ON THE SUBJECT OF LEAVES
Tomorrow is the last official day of summer and already the leaves are turning yellow and dropping from the birch tree in my garden. It is the first tree to start shedding and the last to finish. This tall, hulking specimen of 35-40 feet began as a weed which my mother allowed to grow, against my advice. When I bought the house from her years later, I considered cutting it down but decided to do nothing. I’m glad I did. Now that it’s grown, it provides shade in hot weather and screens the view of my neighbor’s bathroom. Keeping it has its consequences, however. It’s turned a sunny garden into a shade garden and as I say, the leaves need attending from the end of summer into winter.
I think of fall as a time of preparation. Soon I will uproot the annuals that are beginning to look straggly, do a final culling of weeds, cover the ground with mulch and take the hoses into the garage to prevent them from being frozen. The change in the weather leads me to know I’ll soon have to make a decision about whether or not to buy candy for Halloween. The ebb and flow of young people in our neighborhood is unreliable. Some years I see a parade of costumes, glittery store-bought designs or homemade ones, usually a sheet with cut outs for eyes. The last few years, visitors to my door have been few. To tell the truth, last year, no one came. I miss them, these little human leaves that flutter in and out of my life, happy and mysterious. I hope this season will be better.

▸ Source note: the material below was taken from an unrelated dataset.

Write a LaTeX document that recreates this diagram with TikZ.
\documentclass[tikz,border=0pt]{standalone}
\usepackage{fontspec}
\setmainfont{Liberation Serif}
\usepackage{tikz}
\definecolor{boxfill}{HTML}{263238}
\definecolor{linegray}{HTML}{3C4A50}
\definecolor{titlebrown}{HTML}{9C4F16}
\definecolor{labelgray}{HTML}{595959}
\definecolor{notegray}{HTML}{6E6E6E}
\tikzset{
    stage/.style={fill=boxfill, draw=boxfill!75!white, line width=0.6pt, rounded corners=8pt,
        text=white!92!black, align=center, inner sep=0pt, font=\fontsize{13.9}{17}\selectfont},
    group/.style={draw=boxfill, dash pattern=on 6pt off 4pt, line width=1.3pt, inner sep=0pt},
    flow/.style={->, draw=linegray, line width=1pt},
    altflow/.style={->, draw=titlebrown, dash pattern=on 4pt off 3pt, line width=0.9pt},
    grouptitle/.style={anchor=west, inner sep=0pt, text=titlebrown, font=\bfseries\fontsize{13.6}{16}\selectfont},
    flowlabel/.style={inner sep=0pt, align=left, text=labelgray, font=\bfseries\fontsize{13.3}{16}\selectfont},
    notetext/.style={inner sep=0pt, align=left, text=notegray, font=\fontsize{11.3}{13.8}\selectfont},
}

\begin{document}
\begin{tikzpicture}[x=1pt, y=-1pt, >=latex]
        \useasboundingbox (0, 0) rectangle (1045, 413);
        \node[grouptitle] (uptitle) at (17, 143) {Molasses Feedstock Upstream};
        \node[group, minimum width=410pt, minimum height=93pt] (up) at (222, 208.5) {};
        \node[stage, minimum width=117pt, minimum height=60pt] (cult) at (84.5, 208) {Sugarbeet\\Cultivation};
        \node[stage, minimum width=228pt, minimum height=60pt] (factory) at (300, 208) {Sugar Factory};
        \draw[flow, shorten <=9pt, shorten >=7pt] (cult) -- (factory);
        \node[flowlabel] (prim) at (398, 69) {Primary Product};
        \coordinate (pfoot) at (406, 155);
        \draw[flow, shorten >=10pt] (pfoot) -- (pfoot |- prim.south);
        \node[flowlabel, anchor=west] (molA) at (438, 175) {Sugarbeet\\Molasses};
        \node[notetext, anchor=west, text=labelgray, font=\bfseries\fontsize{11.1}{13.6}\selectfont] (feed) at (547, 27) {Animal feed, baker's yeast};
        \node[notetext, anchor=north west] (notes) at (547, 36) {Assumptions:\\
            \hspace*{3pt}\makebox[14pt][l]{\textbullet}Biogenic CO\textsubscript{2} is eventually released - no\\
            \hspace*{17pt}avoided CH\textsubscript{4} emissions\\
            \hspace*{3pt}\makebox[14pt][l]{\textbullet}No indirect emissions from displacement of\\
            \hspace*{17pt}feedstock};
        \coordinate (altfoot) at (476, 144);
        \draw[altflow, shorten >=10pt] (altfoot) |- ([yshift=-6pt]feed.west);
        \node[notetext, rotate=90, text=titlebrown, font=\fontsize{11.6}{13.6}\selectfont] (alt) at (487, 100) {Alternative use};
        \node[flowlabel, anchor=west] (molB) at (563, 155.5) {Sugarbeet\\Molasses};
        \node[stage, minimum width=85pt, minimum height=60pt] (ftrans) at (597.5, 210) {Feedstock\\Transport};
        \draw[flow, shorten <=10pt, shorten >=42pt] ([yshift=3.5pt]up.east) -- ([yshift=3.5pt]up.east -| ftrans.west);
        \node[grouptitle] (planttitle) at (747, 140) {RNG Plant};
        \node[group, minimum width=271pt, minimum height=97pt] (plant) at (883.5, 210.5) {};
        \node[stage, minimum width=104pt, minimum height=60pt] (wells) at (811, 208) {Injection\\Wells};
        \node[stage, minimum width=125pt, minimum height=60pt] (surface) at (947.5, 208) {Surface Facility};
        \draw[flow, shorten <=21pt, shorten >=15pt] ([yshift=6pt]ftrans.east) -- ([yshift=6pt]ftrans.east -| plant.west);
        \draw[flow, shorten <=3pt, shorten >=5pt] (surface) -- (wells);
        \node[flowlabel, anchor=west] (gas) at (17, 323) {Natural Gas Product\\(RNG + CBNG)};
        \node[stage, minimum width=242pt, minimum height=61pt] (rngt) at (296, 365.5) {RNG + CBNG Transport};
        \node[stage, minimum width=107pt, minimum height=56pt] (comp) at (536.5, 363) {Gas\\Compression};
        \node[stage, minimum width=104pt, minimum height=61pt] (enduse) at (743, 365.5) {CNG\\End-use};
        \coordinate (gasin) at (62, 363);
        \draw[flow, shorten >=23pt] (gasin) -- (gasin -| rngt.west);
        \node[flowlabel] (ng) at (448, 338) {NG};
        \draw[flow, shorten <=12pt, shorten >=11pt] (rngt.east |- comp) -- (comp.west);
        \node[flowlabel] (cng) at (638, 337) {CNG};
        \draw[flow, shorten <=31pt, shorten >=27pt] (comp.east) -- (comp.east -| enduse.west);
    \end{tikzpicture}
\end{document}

I wish I could afford to give my trick-or-treaters books instead of candy. A gift of “Wind in the Willows” wouldn’t go amiss or “Treasure Island.” And who wouldn’t delight at turning a leaf of “A Wrinkle in Time?” At bedtime, these stories so capture the imagination of young minds that the ghosts and goblins hiding in the bedroom shadows are soon forgotten.
That is the wonder of books at any age. On a frosty night, we lie beneath our comforters and they take us far, far away. Like the trees in our gardens, we prepare to dream.